Whitson and Hinton, the UF/IFAS Extension Hillsborough County 4-H agent at the time, and others made Ag-Venture happen. Whitson lost count at about 200,000 on how many children have learned about Florida agriculture through the program. 

Judi worked with public school educators to write the curriculum for the Ag-Abilities program, designed to teach students with disabilities about agriculture and prepare them for careers in the industry.

Whitson retires on April 29, leaving a legacy as one of the state’s premier agriculture educators over the past three decades. I feel fortunate to have met Whitson on a couple of my many visits to Hillsborough County and gained an appreciation for what a giant in the industry she has been: Florida Ag Woman of the Year in 2016, the ag educator of the year award from the Greater Plant City Chamber of Commerce in 2021, a public service award from Florida Strawberry Growers Association, an honorary degree from the Hillsborough County FFA Federation. 

She has also supported agriculture by supporting UF/IFAS as a collaborator on education programs and a member of the advisory board for UF/IFAS Extension Hillsborough County. In a way, she helped launch the career of the county Extension director. 

It was on a road trip to a conference in the 1990s with her friend Belinda McQuillen, that Whitson mentioned that the county was looking for an agriculture economic development director. McQuillen quickly responded that she knew just the guy for the job, her then-boyfriend Stephen Gran. 

Gran got the job and served in it for 14 years. He became the UF/IFAS Extension Hillsborough County director in 2012. Incidentally, he got the girl, too: Stephen and Belinda married in 1998. 

When you are connected to Whitson, you are connected to a vast community of Florida agriculturalists. She served all needs for the Hillsborough County Farm Bureau board, but she clearly had a passion for one area in particular. 

“I educate third-graders and legislators,” she says. I’ll let you fill in the punchline there. 

Third-graders she reached through Ag-Venture, a three-hour-long battery of educational stations set up at the Florida State Fairgrounds. The Florida Farm Bureau, UF/IFAS Extension, and the  Florida State Fair set up a total of 15 stations where students learned about soil, insects, plants and cows. 

More importantly, they learned about where their food comes from. Whitson tells a story about a moment when a tantrum taught her what happens when a child’s understanding of the food supply fails to go beyond the fridge or the school cafeteria. 

Whitson was in a grocery store, and an extended power outage had left the produce section depleted. When a boy realized that he would not be going home with his favorite fruit, he threw himself on the floor in a fit of frustration. 

That’s the hard way to learn about your food supply, Whitson thought, and it reminded her of how important her work in classrooms and the state fairgrounds was. 

As for legislators, she educated them through farm tours, visits to the Capitol and frequent phone calls. Hinton recalls looking over at Whitson during meetings and seeing her texting county commissioners and state legislators. 
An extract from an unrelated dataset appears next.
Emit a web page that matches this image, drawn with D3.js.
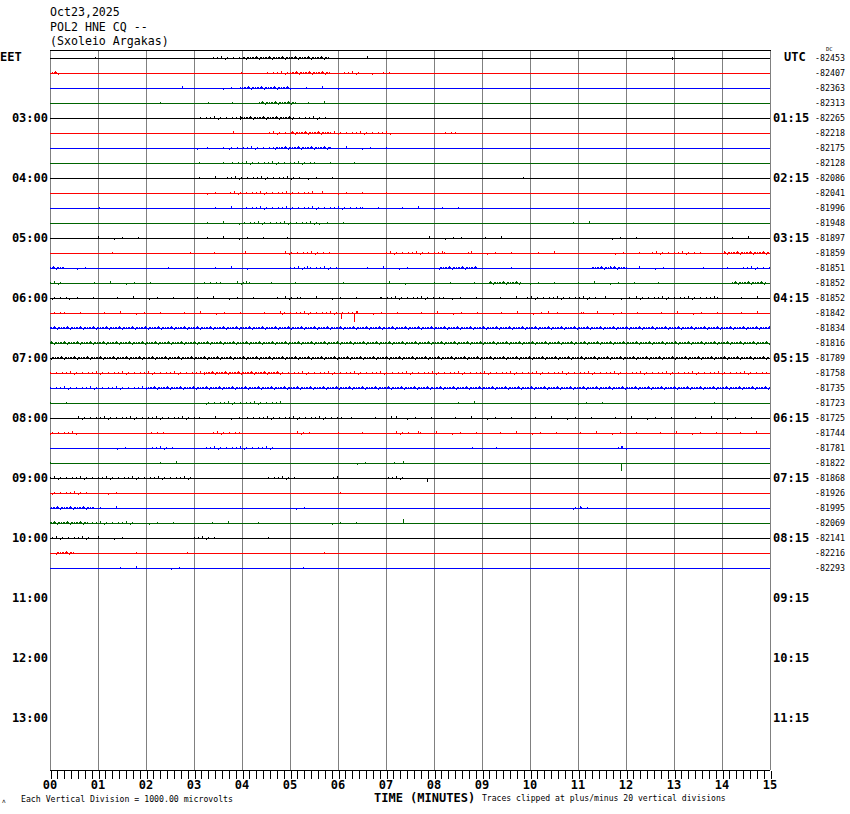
<!DOCTYPE html>
<html><head><meta charset="utf-8">
<script src="https://cdn.jsdelivr.net/npm/d3@7"></script>
<style>body{margin:0;background:#fff}svg{display:block}</style>
</head><body><svg id="c" width="850" height="814"></svg>
<script>
const headerLines = ["Oct23,2025", "POL2 HNE CQ --", "(Sxoleio Argakas)"];
const minuteLabels = ["00","01","02","03","04","05","06","07","08","09","10","11","12","13","14","15"];
const eetLabels = ["03:00","04:00","05:00","06:00","07:00","08:00","09:00","10:00","11:00","12:00","13:00"];
const utcLabels = ["01:15","02:15","03:15","04:15","05:15","06:15","07:15","08:15","09:15","10:15","11:15"];
const dcValues = [-82453,-82407,-82363,-82313,-82265,-82218,-82175,-82128,-82086,-82041,-81996,-81948,
  -81897,-81859,-81851,-81852,-81852,-81842,-81834,-81816,-81789,-81758,-81735,-81723,
  -81725,-81744,-81781,-81822,-81868,-81926,-81995,-82069,-82141,-82216,-82293];
const traceColors = ["#000000","#ff0000","#0000ff","#006400"];
// activity bursts per trace row: [startMinute, endMinute, density 1..3]
const bursts = [
  [[0.78,1.08,1],[2.56,2.6,1],[3.35,4.05,2],[4.05,5.8,3],[5.95,6.05,1],[6.6,6.65,1],[12.8,12.95,1]],
  [[0.04,0.17,3],[3.81,4.17,1],[4.48,5.0,2],[5.0,5.83,3],[6.04,6.46,2],[6.7,6.75,1],[6.94,7.08,2]],
  [[2.75,2.8,1],[3.44,3.96,1],[3.96,5.0,3],[5.0,6.0,1]],
  [[2.29,2.33,1],[3.13,4.06,1],[4.35,5.1,3],[5.2,5.94,1]],
  [[2.6,2.7,1],[3.08,3.96,2],[3.96,5.06,3],[5.06,5.77,2]],
  [[2.85,2.9,1],[3.81,4.1,1],[4.52,5.0,2],[5.0,5.83,3],[5.83,7.08,2],[7.85,7.92,1],[8.15,8.5,2]],
  [[3.06,3.1,1],[3.27,3.69,1],[3.69,4.65,2],[4.65,5.83,3],[5.83,7.15,1]],
  [[3.1,3.7,1],[3.7,5.5,2],[5.5,6.5,1]],
  [[3.1,3.6,1],[3.6,5.2,2],[5.2,6.15,1],[9.8,9.9,1]],
  [[3.1,3.7,1],[3.7,5.5,2],[5.5,7.1,1]],
  [[0.85,1.05,1],[3.1,4.0,1],[4.0,6.5,2],[6.5,8.95,1]],
  [[3.1,4.0,1],[4.0,5.6,2],[5.6,6.45,1],[10.9,11.25,1],[13.8,13.9,1]],
  [[1.0,2.1,1],[3.1,5.2,1],[7.9,8.4,1],[8.4,9.5,1],[11.55,12.6,1],[14.2,14.7,1]],
  [[1.3,1.4,1],[2.75,3.5,1],[3.9,4.1,1],[4.9,5.85,2],[7.0,8.2,2],[8.2,8.7,1],[8.6,9.8,1],[10.0,10.5,1],[11.6,12.4,1],[12.5,13.6,2],[14.05,15,3]],
  [[0,0.3,3],[0.4,0.85,1],[2.3,2.5,1],[3.1,4.2,1],[5.0,6.0,2],[6.6,7.5,1],[8.1,8.9,3],[9.6,9.7,1],[11.3,12.0,3],[12.1,13.0,1],[13.6,14.1,1],[14.4,15,2]],
  [[0,0.3,2],[0.75,2.3,1],[3.2,3.6,2],[3.9,4.2,2],[4.6,5.2,1],[6.9,7.5,1],[8.0,9.15,1],[9.15,9.8,3],[10.0,12.9,1],[14.2,14.9,3]],
  [[0,0.4,2],[0.4,4.9,1],[4.9,5.2,2],[5.2,6.9,1],[6.9,8.2,2],[8.2,9.9,1],[9.9,11.4,2],[11.4,12.2,1],[12.2,13.9,2],[13.9,15,1]],
  [[0,0.3,2],[0.3,4.8,1],[4.8,6.4,2],[6.4,15,1]],
  [[0,15,3]],
  [[0,15,3]],
  [[0,15,3]],
  [[0,3.2,2],[3.2,4.8,3],[4.8,15,2]],
  [[0,2.0,2],[2.0,15,3]],
  [[0,0.35,1],[1.25,1.5,1],[3.2,4.8,2],[6.0,6.1,1],[8.5,9.0,1],[11.0,11.5,1],[13.5,14.0,1]],
  [[0.55,3.1,2],[3.1,4.1,1],[4.1,6.1,2],[6.1,15,1]],
  [[0,0.55,2],[2.1,2.4,2],[3.4,3.95,2],[5.1,5.5,2],[6.0,6.5,1],[7.2,7.55,2],[7.7,15,1]],
  [[1.4,1.7,1],[2.05,2.65,2],[3.25,4.7,2],[8.8,9.3,1],[11.8,12.0,2]],
  [[0,0.1,1],[1.65,1.95,1],[2.3,2.8,1],[6.4,6.6,1],[7.0,7.5,1]],
  [[0,2.95,2],[4.5,5.1,2],[5.9,6.1,1],[7.05,7.4,2]],
  [[0,0.8,2],[1.05,1.4,1],[4.2,4.35,1],[6.05,6.1,1]],
  [[0,0.9,3],[1.05,1.4,1],[4.95,5.35,1],[10.9,11.2,2]],
  [[0,0.8,3],[0.8,1.8,2],[1.9,2.8,1],[3.2,3.8,1],[5.7,6.5,1]],
  [[0,0.8,2],[1.0,1.6,1],[2.95,3.5,2],[4.55,4.6,1]],
  [[0.1,0.5,3],[1.8,2.1,1],[2.85,3.1,1],[6.9,7.05,1]],
  [[0,0.1,1],[1.3,1.9,1],[2.35,2.75,1],[5.1,5.3,1],[6.5,6.6,1]]
];
// distinct larger spikes: [row, minute, amplitude px (+ up, - down)]
const spikes = [
  [14,5.35,3],[14,11.67,3],[15,4.08,3],[15,6.1,2],[17,6.06,-5],[17,6.33,-8],[17,10.37,3],[17,11.1,2],
  [24,7.2,3],[25,7.67,3],[26,11.9,3],[27,7.35,3],[27,11.9,-7],[28,5.98,3],[28,7.85,-3],
  [30,11.05,3],[31,7.35,5],[31,4.33,2],[33,5.7,2],[8,9.85,2],[0,12.95,2]
];

const svg = d3.select("#c");
const x = d3.scaleLinear().domain([0, 15]).range([50, 770]);
const row = d3.scaleLinear().domain([0, 44]).range([58, 718]);
const amp = d3.scaleLinear().domain([0, 1]).range([0, -1]);
const mono = "'DejaVu Sans Mono', 'Liberation Mono', monospace";

// header
svg.selectAll("text.hdr").data(headerLines).join("text")
  .attr("x", 50).attr("y", (d, i) => [16, 31, 45][i])
  .style("font-family", mono).style("font-size", "11.6px").attr("fill", "#000").text(d => d);

// gridlines
svg.append("g").selectAll("line").data(d3.range(0, 16)).join("line")
  .attr("x1", d => x(d) + 0.5).attr("x2", d => x(d) + 0.5).attr("y1", 50).attr("y2", 770)
  .attr("stroke", "#808080").attr("shape-rendering", "crispEdges");
svg.append("line").attr("x1", 50).attr("x2", 771).attr("y1", 50.5).attr("y2", 50.5)
  .attr("stroke", "#000").attr("shape-rendering", "crispEdges");

// traces
const tg = svg.append("g").attr("shape-rendering", "crispEdges");
const stepFor = {1: 8, 2: 2, 3: 1};
const hPatterns = {
  1: [1, 2, 1, 1, 2, 1, 3, 1, -1, 2],
  2: [1, 2, 1, 1, 2, 1, 2, 1, 3, 1, -1, 2, 1],
  3: [2, 1, 2, 2, 1, 2, 3, 2, 1, -1, 2, 2, 1]
};
bursts.forEach((rowBursts, r) => {
  const y0 = Math.round(row(r)) + 0.5;
  const col = traceColors[r % 4];
  tg.append("line").attr("x1", 50).attr("x2", 770).attr("y1", y0).attr("y2", y0).attr("stroke", col);
  let k = r * 3;
  const ticks = [];
  rowBursts.forEach(([s, e, d]) => {
    const step = stepFor[d];
    const pat = hPatterns[d];
    for (let px = Math.round(x(s)); px <= Math.min(769, Math.round(x(e))); px += step) {
      ticks.push([px, pat[k % pat.length]]);
      k++;
    }
  });
  tg.selectAll(null).data(ticks).join("line")
    .attr("x1", d => d[0] + 0.5).attr("x2", d => d[0] + 0.5)
    .attr("y1", d => d[1] > 0 ? y0 + 0.5 : y0 - 0.5)
    .attr("y2", d => y0 + amp(d[1]))
    .attr("stroke", col);
});
tg.selectAll("line.spk").data(spikes).join("line").attr("class", "spk")
  .attr("x1", d => Math.round(x(d[1])) + 0.5).attr("x2", d => Math.round(x(d[1])) + 0.5)
  .attr("y1", d => Math.round(row(d[0])) + 0.5)
  .attr("y2", d => Math.round(row(d[0])) + 0.5 + amp(d[2]))
  .attr("stroke", d => traceColors[d[0] % 4]).attr("stroke-width", 1);

// left/right labels
svg.append("text").attr("x", 0).attr("y", 61).style("font-family", mono).style("font-weight", "bold")
  .style("font-size", "12px").text("EET");
svg.append("text").attr("x", 784).attr("y", 61).style("font-family", mono).style("font-weight", "bold")
  .style("font-size", "12px").text("UTC");
svg.selectAll("text.eet").data(eetLabels).join("text").attr("class", "eet")
  .attr("x", 48).attr("y", (d, i) => row(4 + i * 4) + 4).attr("text-anchor", "end")
  .style("font-family", mono).style("font-weight", "bold").style("font-size", "12px").text(d => d);
svg.selectAll("text.utc").data(utcLabels).join("text").attr("class", "utc")
  .attr("x", 773).attr("y", (d, i) => row(4 + i * 4) + 4)
  .style("font-family", mono).style("font-weight", "bold").style("font-size", "12px").text(d => d);
svg.selectAll("text.dc").data(dcValues).join("text").attr("class", "dc")
  .attr("x", 815).attr("y", (d, i) => row(i) + 3)
  .style("font-family", mono).style("font-size", "8.3px").text(d => String(d));
svg.append("text").attr("x", 826).attr("y", 51).style("font-family", mono).style("font-size", "5.5px").text("DC");

// bottom axis
const axis = d3.axisBottom(x).tickValues(d3.range(0, 15 * 7 + 1).map(i => i / 7))
  .tickSize(8).tickFormat("");
const ag = svg.append("g").attr("transform", "translate(0.5,770.5)").call(axis);
ag.select(".domain").attr("d", "M49.5,0H769.5").attr("stroke", "#000").attr("shape-rendering", "crispEdges");
ag.selectAll(".tick line").attr("stroke", "#000").attr("shape-rendering", "crispEdges");
svg.selectAll("text.mn").data(minuteLabels).join("text").attr("class", "mn")
  .attr("x", (d, i) => x(i)).attr("y", 789).attr("text-anchor", "middle")
  .style("font-family", mono).style("font-weight", "bold").style("font-size", "12px").text(d => d);
svg.append("text").attr("x", 374).attr("y", 802).style("font-family", mono).style("font-weight", "bold")
  .style("font-size", "12px").text("TIME (MINUTES)");
svg.append("text").attr("x", 21).attr("y", 802).style("font-family", mono).style("font-size", "8.2px")
  .text("Each Vertical Division = 1000.00 microvolts");
svg.append("text").attr("x", 482).attr("y", 801).style("font-family", mono).style("font-size", "8.1px")
  .text("Traces clipped at plus/minus 20 vertical divisions");
svg.append("text").attr("x", 2).attr("y", 803).style("font-family", mono).style("font-size", "6px").text("ʌ");
</script></body></html>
Whitson says the job she bequeaths to Kaylee Poppell is even more challenging now. Each succeeding generation—and Whitson’s been through a couple—is further removed from a direct connection to a farm. Ag-Venture is more needed than ever, she said, but it’s not enough. 

That’s why for the past two years she’s tried to introduce agriculture into the classroom curriculum. Whitson at first pushed for legislation that would put a nine-week agriculture curriculum into all of the state’s fourth-grade classrooms that would explore the world of agriculture through math, art, English and even physical education. 

But even Whitson can’t make things happen in Tallahassee overnight. The legislators want to see it in action before they introduce a new curriculum statewide, so Whitson says a pilot project will soon start in select public schools. 

It’s the logical culmination of her profession and passion. It will, at least in a few schools, educate fourth-graders and legislators. 

J. Scott Angle is the University of Florida’s Senior Vice President for Agriculture and Natural Resources and leader of the UF Institute of Food and Agricultural Sciences (UF/IFAS).